> _What to do_
Each line from the line with "Reproduce this chart with Chart.js." to the line with "const seriesNames = ['PPRank', 'Reverse", inclusive, is to be repeated exactly; no other line and no picture belongs in the copy.

(Stored dataset items)
──────

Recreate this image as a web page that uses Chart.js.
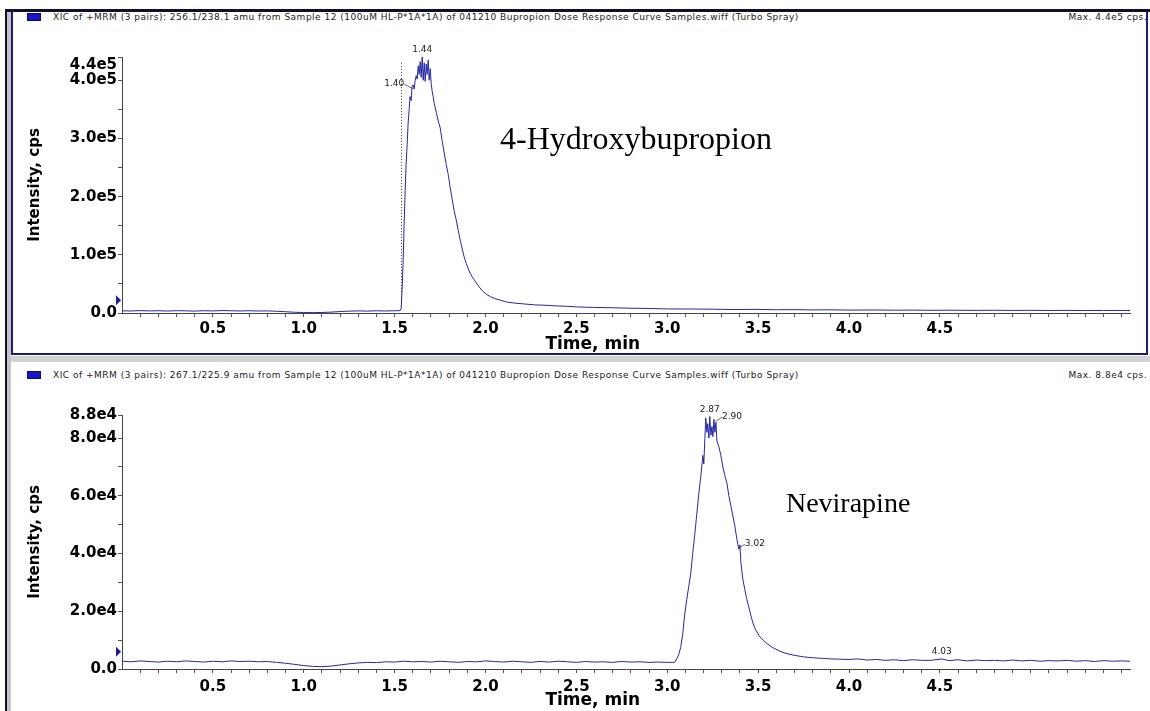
<!DOCTYPE html>
<html>
<head>
<meta charset="utf-8">
<title>XIC chromatograms</title>
<script src="https://cdn.jsdelivr.net/npm/chart.js@4.4.1/dist/chart.umd.min.js"></script>
<style>
  html, body { margin: 0; padding: 0; background: #fff; }
  #page { position: relative; width: 1150px; height: 711px; overflow: hidden; background: #fff; }
  .bar { position: absolute; }
  .hdr { position: absolute; font: 9px "DejaVu Sans", Arial, sans-serif; letter-spacing: 0.5px; color: #222; white-space: nowrap; line-height: 10px; }
  .sq { position: absolute; width: 12px; height: 6px; background: #1616c8; border: 1px solid #0a0a70; }
  canvas { position: absolute; left: 0; }
</style>
</head>
<body>
<div id="page">
  <!-- window frame -->
  <div class="bar" style="left:5px;top:9px;width:1145px;height:3px;background:#101028"></div>
  <div class="bar" style="left:5px;top:9px;width:2px;height:702px;background:#101028"></div>
  <div class="bar" style="left:7px;top:12px;width:4px;height:699px;background:#c4c4c4"></div>
  <div class="bar" style="left:11px;top:11px;width:1137px;height:344px;border:2px solid #1c1c7a;border-top:none;box-sizing:border-box"></div>
  <div class="bar" style="left:11px;top:356px;width:1139px;height:6px;background:#d2d2d2"></div>

  <div class="sq" style="left:27px;top:13px"></div>
  <div class="hdr" style="left:53px;top:12px">XIC of +MRM (3 pairs): 256.1/238.1 amu from Sample 12 (100uM HL-P*1A*1A) of 041210 Bupropion Dose Response Curve Samples.wiff (Turbo Spray)</div>
  <div class="hdr" style="right:3px;top:12px">Max. 4.4e5 cps.</div>

  <div class="sq" style="left:27px;top:371px"></div>
  <div class="hdr" style="left:53px;top:370px">XIC of +MRM (3 pairs): 267.1/225.9 amu from Sample 12 (100uM HL-P*1A*1A) of 041210 Bupropion Dose Response Curve Samples.wiff (Turbo Spray)</div>
  <div class="hdr" style="right:3px;top:370px">Max. 8.8e4 cps.</div>

  <canvas id="topChart" width="1150" height="360" style="top:0"></canvas>
  <canvas id="botChart" width="1150" height="351" style="top:360px"></canvas>
</div>

<script>
// ---------- Data ----------
// 4-Hydroxybupropion trace (time as read on the drawn axis, min; intensity, cps)
const topTime = [
  0.00, 0.05, 0.10, 0.15, 0.20, 0.25, 0.30, 0.35, 0.40, 0.45, 0.50, 0.55, 0.60, 0.65,
  0.70, 0.75, 0.80, 0.85, 0.90, 0.95, 1.00, 1.05, 1.10, 1.15, 1.20, 1.25, 1.30, 1.35,
  1.40, 1.45, 1.50,
  1.530, 1.536, 1.541, 1.547, 1.552, 1.558, 1.563, 1.569, 1.574, 1.580, 1.585, 1.591,
  1.596, 1.602, 1.608, 1.613, 1.619, 1.624, 1.630, 1.635, 1.641, 1.646, 1.652, 1.657,
  1.663, 1.668, 1.674, 1.679, 1.685, 1.690, 1.696, 1.701, 1.707, 1.712, 1.718,
  1.729, 1.740, 1.751, 1.762, 1.773, 1.784, 1.795, 1.806, 1.817, 1.828, 1.839, 1.850,
  1.861, 1.872, 1.883, 1.894, 1.905, 1.916, 1.927, 1.938, 1.960, 1.983, 2.005, 2.027,
  2.049, 2.082, 2.115, 2.159, 2.214, 2.270,
  2.35, 2.40, 2.45, 2.50, 2.55, 2.60, 2.70, 2.80, 2.90, 3.00, 3.15, 3.25, 3.35, 3.50,
  3.60, 3.70, 3.80, 3.90, 4.00, 4.15, 4.25, 4.35, 4.45, 4.55, 4.70, 4.80, 4.90, 5.00,
  5.10, 5.20, 5.30, 5.40, 5.546
];
const topIntensity = [
  3800, 3500, 4100, 3600, 3900, 3400, 4000, 3700, 3300, 3900, 3600, 4200, 3800, 3500,
  3900, 3400, 3600, 3000, 2200, 1300, 800, 700, 900, 1500, 2500, 3200, 3600, 3300,
  3800, 3500, 3900,
  4000, 8000, 40000, 90000, 150000, 210000, 255000, 290000, 325000, 350000, 372000, 365000,
  390000, 392000, 385000, 400000, 408000, 402000, 425000, 410000, 432000, 405000, 440000, 400000,
  430000, 398000, 428000, 410000, 435000, 400000, 420000, 395000, 380000, 372000, 360000,
  345000, 330000, 318000, 295000, 275000, 255000, 238000, 215000, 195000, 175000, 160000, 142000,
  125000, 110000, 96000, 85000, 76000, 68000, 62000, 57000, 47000, 38000, 32000, 28000,
  25000, 22000, 19000, 17000, 15500, 14000,
  13000, 12000, 11500, 10500, 10000, 9500, 9000, 8200, 7800, 7000, 6800, 6500, 6000, 6200,
  5600, 5800, 5300, 5500, 5000, 5200, 4800, 5000, 4600, 4800, 4500, 4700, 4400, 4600,
  4300, 4500, 4200, 4400, 4300
];

// Nevirapine trace
const botTime = [
  0.00, 0.05, 0.10, 0.15, 0.20, 0.25, 0.30, 0.35, 0.40, 0.45, 0.50, 0.55, 0.60, 0.65,
  0.70, 0.75, 0.80, 0.85, 0.90, 0.95, 1.00, 1.05, 1.10, 1.15, 1.20, 1.25, 1.30, 1.35,
  1.40, 1.45, 1.50, 1.55, 1.60, 1.65, 1.70, 1.75, 1.80, 1.85, 1.90, 1.95, 2.00, 2.05,
  2.10, 2.15, 2.20, 2.25, 2.30, 2.35, 2.40, 2.45, 2.50, 2.55, 2.60, 2.65, 2.70, 2.75,
  2.80, 2.85, 2.90, 2.95, 3.00, 3.04,
  3.052, 3.063, 3.074, 3.085, 3.096, 3.107, 3.118, 3.129, 3.140, 3.152, 3.163, 3.174, 3.185, 3.196,
  3.201, 3.207, 3.212, 3.218, 3.223, 3.229, 3.234, 3.240, 3.246, 3.251, 3.257, 3.262, 3.268,
  3.273, 3.284, 3.295, 3.306, 3.317, 3.328, 3.339, 3.350, 3.361, 3.372, 3.383, 3.394, 3.400, 3.405,
  3.416, 3.427, 3.438, 3.449, 3.460, 3.471, 3.483, 3.505, 3.527, 3.549, 3.571, 3.593, 3.626, 3.659,
  3.703, 3.75, 3.80, 3.85, 3.90, 3.95, 4.00, 4.05, 4.10, 4.15, 4.20, 4.25, 4.30, 4.35,
  4.40, 4.45, 4.51, 4.55, 4.60, 4.65, 4.70, 4.75, 4.80, 4.85, 4.90, 4.95, 5.00, 5.05,
  5.10, 5.15, 5.20, 5.25, 5.30, 5.35, 5.40, 5.45, 5.50, 5.546
];
const botIntensity = [
  2700, 2500, 2800, 2600, 2400, 2700, 2500, 2800, 2600, 2400, 2700, 2500, 2800, 2600,
  2700, 2500, 2600, 2300, 2000, 1600, 1200, 900, 800, 1000, 1400, 1800, 2100, 2300,
  2200, 2500, 2400, 2700, 2500, 2600, 2400, 2700, 2500, 2300, 2600, 2500, 2800, 2600,
  2400, 2700, 2500, 2300, 2600, 2400, 2700, 2500, 2300, 2600, 2400, 2500, 2300, 2600,
  2400, 2500, 2300, 2400, 2300, 2300,
  3500, 5000, 7500, 12000, 19000, 24000, 28500, 33000, 40000, 47000, 54000, 61000, 67000, 74000,
  71000, 80000, 87000, 82000, 85000, 80000, 87500, 81000, 84000, 80500, 86500, 82000, 85500,
  79000, 77000, 74000, 70000, 67000, 64500, 60000, 56500, 53000, 49500, 45000, 41500, 43000, 37000,
  31000, 27500, 24000, 21500, 18500, 16000, 14000, 11500, 10000, 8800, 7800, 7000, 6000, 5300,
  4700, 4200, 3900, 3700, 3500, 3400, 3300, 3500, 3100, 3300, 3000, 3200, 2900, 3200,
  3000, 3000, 3500, 2900, 3200, 2800, 3100, 2900, 3000, 2800, 3100, 2800, 3000, 2700,
  2900, 2800, 3000, 2700, 2900, 2600, 2900, 2700, 2800, 2700
];

// axis ticks
const xMajorTicks = [0.5, 1.0, 1.5, 2.0, 2.5, 3.0, 3.5, 4.0, 4.5];
const topYMajor = [0, 100000, 200000, 300000, 400000, 440000];
const topYMinor = [50000, 150000, 250000, 350000];
const botYMajor = [0, 20000, 40000, 60000, 80000, 88000];
const botYMinor = [10000, 30000, 50000, 70000];

// peak annotations (label text, where it sits on the trace)
const topPeakText = ['1.40', '1.44'];
const topPeakTime = [1.608, 1.652];
const topPeakValue = [385000, 440000];
const topPeakSide = ['left', 'above'];
const botPeakText = ['2.87', '2.90', '3.02', '4.03'];
const botPeakTime = [3.234, 3.268, 3.394, 4.51];
const botPeakValue = [87500, 85500, 41500, 3500];
const botPeakSide = ['above', 'right', 'right', 'above'];

// ---------- Helpers ----------
function expLabel(v) {
    if (v === 0) return '0.0';
    const parts = v.toExponential(1).split('e+');
    return parts[0] + 'e' + parts[1];
}

// minor x ticks every 0.1 min
const xAllTicks = [];
for (let i = 1; i <= 55; i++) xAllTicks.push(i / 10);

const TICK_FONT = { family: '"DejaVu Sans", Arial, sans-serif', size: 15, weight: 'bold' };

const notesPlugin = {
    id: 'notes',
    afterDatasetsDraw(chart, args, o) {
        const { ctx } = chart;
        const x = chart.scales.x, y = chart.scales.y;
        ctx.save();

        // integration start marker (dotted)
        if (o.markerTime !== undefined) {
            ctx.strokeStyle = '#333';
            ctx.lineWidth = 1;
            ctx.setLineDash([1, 2]);
            const px = Math.round(x.getPixelForValue(o.markerTime)) + 0.5;
            ctx.beginPath();
            ctx.moveTo(px, y.getPixelForValue(o.markerTop));
            ctx.lineTo(px, y.getPixelForValue(o.markerBottom));
            ctx.stroke();
            ctx.setLineDash([]);
        }

        // peak labels
        ctx.font = '9px "DejaVu Sans", Arial, sans-serif';
        ctx.fillStyle = '#222';
        ctx.strokeStyle = '#444';
        ctx.lineWidth = 0.8;
        o.text.forEach((t, i) => {
            const px = x.getPixelForValue(o.time[i]);
            const py = y.getPixelForValue(o.value[i]);
            const side = o.side[i];
            ctx.textBaseline = 'middle';
            if (side === 'above') {
                ctx.textAlign = 'center';
                ctx.fillText(t, px, py - 7);
            } else if (side === 'left') {
                ctx.textAlign = 'right';
                ctx.fillText(t, px - 10, py - 5);
                ctx.beginPath();
                ctx.moveTo(px - 10, py - 5);
                ctx.lineTo(px - 1, py);
                ctx.stroke();
            } else {
                ctx.textAlign = 'left';
                ctx.fillText(t, px + 6, py - 6);
                ctx.beginPath();
                ctx.moveTo(px, py - 1);
                ctx.lineTo(px + 6, py - 5);
                ctx.stroke();
            }
        });

        // top-of-scale label, sits a little under the axis end
        ctx.font = 'bold 15px "DejaVu Sans", Arial, sans-serif';
        ctx.fillStyle = '#000';
        ctx.textAlign = 'right';
        ctx.textBaseline = 'middle';
        ctx.fillText(expLabel(y.max), x.left - 5, y.top + o.maxDrop);

        // x axis title
        ctx.font = 'bold 17px "DejaVu Sans", Arial, sans-serif';
        ctx.textAlign = 'center';
        ctx.fillText('Time, min', x.getPixelForValue(o.xTitleAt), chart.chartArea.bottom + 32);

        // compound name
        ctx.font = o.nameSize + 'px "Liberation Serif", "Times New Roman", serif';
        ctx.textAlign = 'left';
        ctx.fillText(o.name, x.getPixelForValue(o.nameAt[0]), y.getPixelForValue(o.nameAt[1]));

        // blue threshold arrow on y axis
        const ay = y.getPixelForValue(o.arrowAt);
        const ax = x.left - 1;
        ctx.fillStyle = '#1616b0';
        ctx.beginPath();
        ctx.moveTo(ax - 5, ay - 5);
        ctx.lineTo(ax, ay);
        ctx.lineTo(ax - 5, ay + 5);
        ctx.closePath();
        ctx.fill();

        ctx.restore();
    }
};

function makeChart(canvasId, times, values, yMajor, yMinor, padTop, xHeight, xPad, notes) {
    const ctx = document.getElementById(canvasId).getContext('2d');
    const points = times.map((t, i) => ({ x: t, y: values[i] }));
    const yTicks = yMajor.concat(yMinor).sort((a, b) => a - b);
    const yMax = yMajor[yMajor.length - 1];

    return new Chart(ctx, {
        type: 'line',
        data: {
            datasets: [{
                data: points,
                borderColor: '#2626a4',
                borderWidth: 1,
                pointRadius: 0,
                tension: 0,
                fill: false
            }]
        },
        options: {
            responsive: false,
            animation: false,
            devicePixelRatio: 1,
            layout: { padding: { top: padTop, right: 20, bottom: 0, left: 0 } },
            plugins: {
                legend: { display: false },
                tooltip: { enabled: false },
                notes: notes
            },
            scales: {
                x: {
                    type: 'linear',
                    min: 0,
                    max: 5.546,
                    afterBuildTicks: s => { s.ticks = xAllTicks.map(v => ({ value: v })); },
                    afterFit: s => { s.height = xHeight; },
                    grid: { drawOnChartArea: false, drawTicks: true, tickLength: 4, color: '#555' },
                    border: { display: true, color: '#444', width: 1 },
                    ticks: {
                        autoSkip: false,
                        maxRotation: 0,
                        padding: xPad,
                        color: '#000',
                        font: TICK_FONT,
                        callback: v => xMajorTicks.some(m => Math.abs(m - v) < 1e-6) ? v.toFixed(1) : ''
                    }
                },
                y: {
                    type: 'linear',
                    min: 0,
                    max: yMax,
                    afterBuildTicks: s => { s.ticks = yTicks.map(v => ({ value: v })); },
                    afterFit: s => { s.width = 122; },
                    grid: { drawOnChartArea: false, drawTicks: true, tickLength: 4, color: '#555' },
                    border: { display: true, color: '#444', width: 1 },
                    ticks: {
                        autoSkip: false,
                        padding: 1,
                        color: '#000',
                        font: TICK_FONT,
                        callback: v => (yMajor.includes(v) && v !== yMax) ? expLabel(v) : ''
                    },
                    title: {
                        display: true,
                        text: 'Intensity, cps',
                        color: '#000',
                        font: { family: '"DejaVu Sans", Arial, sans-serif', size: 15, weight: 'bold' },
                        padding: { top: 26, bottom: 0 }
                    }
                }
            }
        },
        plugins: [notesPlugin]
    });
}

// ---------- Charts ----------
makeChart('topChart', topTime, topIntensity, topYMajor, topYMinor, 57, 47, 3, {
    text: topPeakText, time: topPeakTime, value: topPeakValue, side: topPeakSide,
    name: '4-Hydroxybupropion', nameAt: [2.08, 297000], nameSize: 32,
    markerTime: 1.535, markerTop: 430000, markerBottom: 8000,
    arrowAt: 22000, maxDrop: 8, xTitleAt: 2.59
});

makeChart('botChart', botTime, botIntensity, botYMajor, botYMinor, 55, 42, 5, {
    text: botPeakText, time: botPeakTime, value: botPeakValue, side: botPeakSide,
    name: 'Nevirapine', nameAt: [3.653, 56800], nameSize: 28,
    arrowAt: 6000, maxDrop: 0, xTitleAt: 2.59
});
</script>
</body>
</html>
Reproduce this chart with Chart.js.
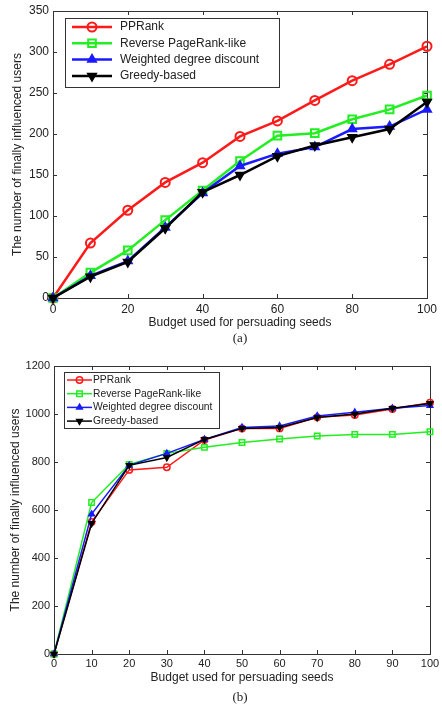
<!DOCTYPE html>
<html>
<head>
<meta charset="utf-8">
<script src="https://cdn.jsdelivr.net/npm/chart.js@4.4.1/dist/chart.umd.min.js"></script>
<style>
body { margin: 0; background: #fff; width: 442px; height: 704px; position: relative; overflow: hidden; }
.box { position: absolute; left: 0; width: 442px; }
.cap { position: absolute; left: 0; width: 480px; text-align: center; font: 13px "Liberation Serif", serif; color: #222; }
</style>
</head>
<body>
<div class="box" style="top:0;height:332px"><canvas id="chartA"></canvas></div>
<div class="cap" style="top:330px">(a)</div>
<div class="box" style="top:350px;height:336px"><canvas id="chartB"></canvas></div>
<div class="cap" style="top:689px">(b)</div>
<script>
// budgets (x axis) shared by both panels
const budget = [0, 10, 20, 30, 40, 50, 60, 70, 80, 90, 100];
const seriesNames = ['PPRank', 'Reverse PageRank-like', 'Weighted degree discount', 'Greedy-based'];

// panel (a)
const ppRankA   = [0, 67, 107, 141, 165, 197, 216, 241, 265, 285, 307];
const reverseA  = [0, 31, 58, 95, 131, 167, 198, 201, 218, 230, 247];
const weightedA = [0, 27, 45, 86, 128, 161, 176, 184, 206, 209, 230];
const greedyA   = [0, 26, 44, 85, 129, 150, 173, 186, 196, 206, 239];
const xTicksA = [0, 20, 40, 60, 80, 100];
const yTicksA = [0, 50, 100, 150, 200, 250, 300, 350];

// panel (b)
const ppRankB   = [0, 550, 767, 778, 892, 940, 940, 986, 996, 1021, 1047];
const reverseB  = [0, 631, 790, 836, 861, 881, 896, 908, 915, 915, 926];
const weightedB = [0, 583, 786, 836, 894, 944, 950, 992, 1007, 1024, 1035];
const greedyB   = [0, 544, 786, 819, 894, 940, 944, 985, 1000, 1024, 1044];
const xTicksB = [0, 10, 20, 30, 40, 50, 60, 70, 80, 90, 100];
const yTicksB = [0, 200, 400, 600, 800, 1000, 1200];

const looks = [
  { color: '#ff1a1a', pointStyle: 'circle',   rotation: 0,   fill: 'transparent', order: 3 },
  { color: '#22ee22', pointStyle: 'rect',     rotation: 0,   fill: 'transparent', order: 2 },
  { color: '#1a1aff', pointStyle: 'triangle', rotation: 0,   fill: '#1a1aff',     order: 1 },
  { color: '#000000', pointStyle: 'triangle', rotation: 180, fill: '#000000',     order: 0 }
];

// box around the plot with inward ticks, matlab style
const framePlugin = {
  id: 'frame',
  beforeDatasetsDraw(chart) {
    const { ctx, chartArea: a, scales: { x, y } } = chart;
    const t = 4;
    ctx.save();
    ctx.strokeStyle = '#333';
    ctx.lineWidth = 1;
    ctx.strokeRect(a.left + 0.5, a.top + 0.5, a.right - a.left, a.bottom - a.top);
    ctx.beginPath();
    x.ticks.forEach(tk => {
      const px = Math.round(x.getPixelForValue(tk.value)) + 0.5;
      ctx.moveTo(px, a.bottom); ctx.lineTo(px, a.bottom - t);
      ctx.moveTo(px, a.top); ctx.lineTo(px, a.top + t);
    });
    y.ticks.forEach(tk => {
      const py = Math.round(y.getPixelForValue(tk.value)) + 0.5;
      ctx.moveTo(a.left, py); ctx.lineTo(a.left + t, py);
      ctx.moveTo(a.right, py); ctx.lineTo(a.right - t, py);
    });
    ctx.stroke();
    ctx.restore();
  }
};

// legend drawn inside the plot, with a box
const boxLegend = {
  id: 'boxLegend',
  afterDatasetsDraw(chart, args, o) {
    const ctx = chart.ctx;
    ctx.save();
    ctx.fillStyle = '#fff';
    ctx.fillRect(o.x, o.y, o.w, o.h);
    ctx.strokeStyle = '#333';
    ctx.lineWidth = 1;
    ctx.strokeRect(o.x + 0.5, o.y + 0.5, o.w, o.h);
    ctx.font = o.font;
    ctx.textBaseline = 'middle';
    chart.data.datasets.forEach((ds, i) => {
      const cy = o.y + o.first + i * o.row;
      ctx.strokeStyle = ds.borderColor;
      ctx.lineWidth = ds.borderWidth;
      ctx.beginPath();
      ctx.moveTo(o.x + o.pad, cy);
      ctx.lineTo(o.x + o.pad + o.len, cy);
      ctx.stroke();
      ctx.fillStyle = ds.pointBackgroundColor;
      ctx.strokeStyle = ds.pointBorderColor;
      ctx.lineWidth = ds.pointBorderWidth;
      Chart.helpers.drawPoint(ctx, {
        pointStyle: ds.pointStyle, radius: ds.pointRadius,
        rotation: ds.pointRotation, borderWidth: ds.pointBorderWidth
      }, o.x + o.pad + o.len / 2, cy);
      ctx.fillStyle = '#222';
      ctx.fillText(ds.label, o.x + o.textX, cy);
    });
    ctx.restore();
  }
};

function makeChart(id, series, xTicks, yTicks, g) {
  const datasets = series.map((vals, i) => ({
    label: seriesNames[i],
    data: budget.map((b, j) => ({ x: b, y: vals[j] })),
    showLine: true,
    borderColor: looks[i].color,
    borderWidth: g.lineW,
    pointStyle: looks[i].pointStyle,
    pointRotation: looks[i].rotation,
    pointRadius: looks[i].pointStyle === 'rect' ? g.ptR * 1.2 : g.ptR,
    pointBorderWidth: g.ptBW,
    pointBorderColor: looks[i].color,
    pointBackgroundColor: looks[i].fill,
    order: looks[i].order,
    clip: false
  }));

  return new Chart(document.getElementById(id), {
    type: 'scatter',
    data: { datasets },
    options: {
      responsive: true,
      maintainAspectRatio: false,
      animation: false,
      layout: { padding: { left: 0, right: g.right, top: g.top, bottom: 0 } },
      plugins: {
        legend: { display: false },
        tooltip: { enabled: false },
        boxLegend: g.legend
      },
      scales: {
        x: {
          type: 'linear',
          min: xTicks[0], max: xTicks[xTicks.length - 1],
          afterBuildTicks: s => { s.ticks = xTicks.map(v => ({ value: v })); },
          afterFit: s => { s.height = g.xH; s.paddingLeft = 0; s.paddingRight = 0; },
          grid: { display: false, drawTicks: false },
          border: { display: false },
          ticks: { padding: g.xTickPad, color: '#222', callback: v => String(v),
                   font: { family: 'Liberation Sans', size: g.tickSize } },
          title: { display: true, text: 'Budget used for persuading seeds', color: '#222',
                   padding: { top: 0, bottom: g.xTitlePad }, font: { family: 'Liberation Sans', size: g.titleSize } }
        },
        y: {
          type: 'linear',
          min: yTicks[0], max: yTicks[yTicks.length - 1],
          afterBuildTicks: s => { s.ticks = yTicks.map(v => ({ value: v })); },
          afterFit: s => { s.width = g.yW; s.paddingTop = 0; s.paddingBottom = 0; },
          grid: { display: false, drawTicks: false },
          border: { display: false },
          ticks: { padding: 4, color: '#222', callback: v => String(v),
                   font: { family: 'Liberation Sans', size: g.tickSize } },
          title: { display: true, text: 'The number of finally influenced users', color: '#222',
                   padding: { top: g.yTitlePad, bottom: 0 }, font: { family: 'Liberation Sans', size: g.titleSize } }
        }
      }
    },
    plugins: [framePlugin, boxLegend]
  });
}

makeChart('chartA', [ppRankA, reverseA, weightedA, greedyA], xTicksA, yTicksA, {
  right: 15, top: 11, xH: 34, yW: 53, xTickPad: 4, xTitlePad: 2, yTitlePad: 10,
  tickSize: 12, titleSize: 12, lineW: 2.5, ptR: 4.5, ptBW: 2,
  legend: { x: 65, y: 18, w: 214, h: 69, first: 9, row: 16.3, pad: 7, len: 40, textX: 55, font: '12px "Liberation Sans"' }
});

makeChart('chartB', [ppRankB, reverseB, weightedB, greedyB], xTicksB, yTicksB, {
  right: 12, top: 16, xH: 32, yW: 54, xTickPad: 3, xTitlePad: 1, yTitlePad: 8,
  tickSize: 11, titleSize: 12, lineW: 1.5, ptR: 3.2, ptBW: 1.5,
  legend: { x: 64, y: 22, w: 155, h: 56, first: 8, row: 13.7, pad: 3, len: 25, textX: 29, font: '10.3px "Liberation Sans"' }
});
</script>
</body>
</html>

──────

> _The output_
Reproduce this chart with Chart.js.
<!DOCTYPE html>
<html>
<head>
<meta charset="utf-8">
<script src="https://cdn.jsdelivr.net/npm/chart.js@4.4.1/dist/chart.umd.min.js"></script>
<style>
body { margin: 0; background: #fff; width: 442px; height: 704px; position: relative; overflow: hidden; }
.box { position: absolute; left: 0; width: 442px; }
.cap { position: absolute; left: 0; width: 480px; text-align: center; font: 13px "Liberation Serif", serif; color: #222; }
</style>
</head>
<body>
<div class="box" style="top:0;height:332px"><canvas id="chartA"></canvas></div>
<div class="cap" style="top:330px">(a)</div>
<div class="box" style="top:350px;height:336px"><canvas id="chartB"></canvas></div>
<div class="cap" style="top:689px">(b)</div>
<script>
// budgets (x axis) shared by both panels
const budget = [0, 10, 20, 30, 40, 50, 60, 70, 80, 90, 100];
const seriesNames = ['PPRank', 'Reverse PageRank-like', 'Weighted degree discount', 'Greedy-based'];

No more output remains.